Soyabean futures at the Chicago Board of Trade were firm early Tuesday, supported by concerns about soyabean development due to dryness in the eastern US Midwest and Delta, traders said. But the market came off its highs quickly, underscoring the volatility of the markets.
Old-crop July soyabeans were up 2-3/4 cents per bushel at $6.80-1/2 by 10 am CDT (1500 GMT). The back months were up 1-1/2 to 4 cents, with new-crop November up 2-1/2 at $6.88-1/2.
The early players included DT Trading, which bought 300 July and ADM Investor Services, which bought 100 July. Cargill Investor Services sold 500 July, traders said.
Meteorlogix weather on Tuesday reported mainly favourable conditions for developing crops in the west and northern part of the Midwest. It was still very dry in much of Illinois and Indiana, but Meteorlogix said those areas may see thundershower activity later this week.
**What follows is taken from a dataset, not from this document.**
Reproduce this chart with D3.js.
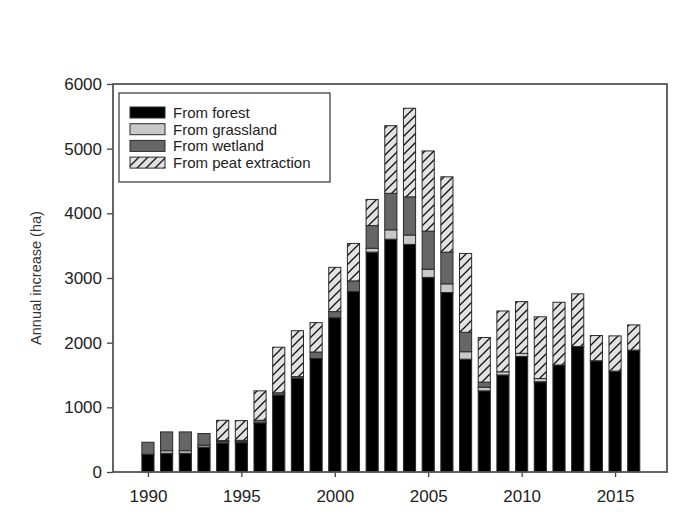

"There will be a few showers through Thursday in the south and north but not a lot in the dry central areas of the eastern Midwest," said Meteorlogix forecaster Joel Burgio. "There will be more showers Friday and Saturday in the eastern corn belt of around 0.10 to 0.50 inch."
The US Department of Agriculture on Monday said 62 percent of the US soya crop was in good to excellent condition. That was in line with trade expectations and below the 65 percent good to excellent rating of a year ago. The soya product markets were following soyabeans higher. July soyameal was up 30 cents at $215.50 per ton, with the deferreds up 30 cents to down 20 cents.
July soyaoil was up 0.08 cent per lb at 23.24 cents per lb, with deferreds up 0.07 to 0.18.